One of the things that breaks this simple symmetry is that freethinkers tend to use a validated method of reason and empiricism for their concerns. Indeed on the average they seem to know more about some aspects of religion and its history that theists. This is partly due to intellectual curiosity, valuing knowledge and reasoning. Another is that religions are the majority culture and most people get to swim, often unconsciously, in its constructs enshrined in language, the arts and institutions. This cultural combination, combined with a style that does not question social conventions, makes it seem natural for theists to have a feeling of contamination-driven disgust accompanies feelings of fear and perhaps anger or sadness when something comes along to challenge their religious taste for ideas. The response then is to seek separation from these ideas and the people who espouse them. The contaminating people then are seen as a of an out-group from the larger society who evokes a mix of emotions like anger followed by aggression or sadness followed by withdrawal.
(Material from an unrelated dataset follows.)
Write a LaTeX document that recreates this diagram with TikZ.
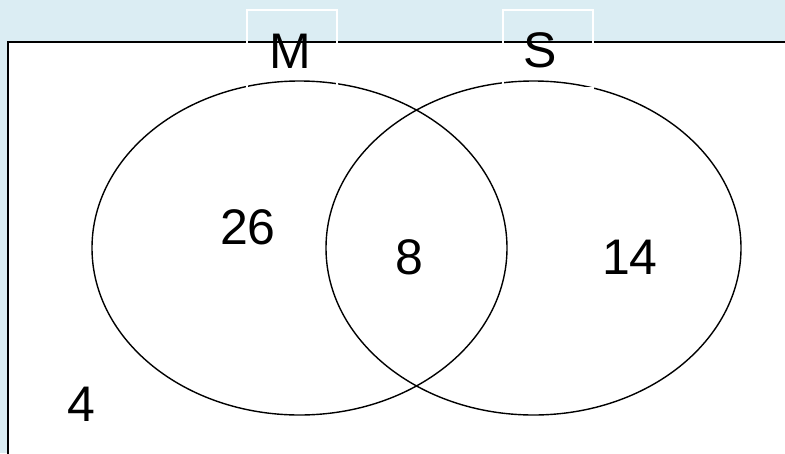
\documentclass[tikz,border=0pt]{standalone}
\usepackage{fontspec}
\setmainfont{Liberation Sans}
\definecolor{skyback}{HTML}{DBEDF3}
\tikzset{
  setring/.style={draw=black, line width=1.4pt},
  countlbl/.style={font=\fontsize{50}{50}\selectfont, inner sep=0pt},
  titlebox/.style={draw=white, line width=1.4pt, minimum width=90pt, minimum height=78pt, inner sep=0pt}
}
\begin{document}
\begin{tikzpicture}[x=1pt, y=-1pt]
			\useasboundingbox (0,0) rectangle (785,453);
			\fill[skyback] (0,0) rectangle (785,453);
			\filldraw[fill=white, draw=black, line width=1.6pt] (8,42) rectangle (790,460);
			\draw[setring] (299.5,248) ellipse (207.5 and 167);
			\draw[setring] (533.5,248) ellipse (207.5 and 167);
			\node[titlebox] (mbox) at (292,49) {};
			\node[titlebox] (sbox) at (548,49) {};
			\node[countlbl] (mname) at (290,51) {M};
			\node[countlbl] (sname) at (540,50) {S};
			\node[countlbl] (monly) at (248,227) {26};
			\node[countlbl] (both) at (409,257) {8};
			\node[countlbl] (sonly) at (630,257) {14};
			\node[countlbl] (neither) at (81,404) {4};
		\end{tikzpicture}
\end{document}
All emotions we’ve probably experienced with religious friends or perhaps in debates on blogs. Understanding the phenomena helps a bit, but it still leaves open the question of how best to battle a prejudice that is felt deep down and not in need of analysis and justification by experience. As with all group conflicts actual interaction in favorable settings can help dispel the misconceptions between groups. Participating in inter-faith conversations is one direction and this may be good in that many do not know what non-theists are like and the basis of our values and beliefs. But of course to actually challenge other people's beliefs in these conversations may be perceived as out of bounds. Some inter-faith discussions seem more like pro-forma affairs than honest inquiries.And alas changing people's prejudices is a long process.
Understanding is slow to take effect may be localized to an individual or small group.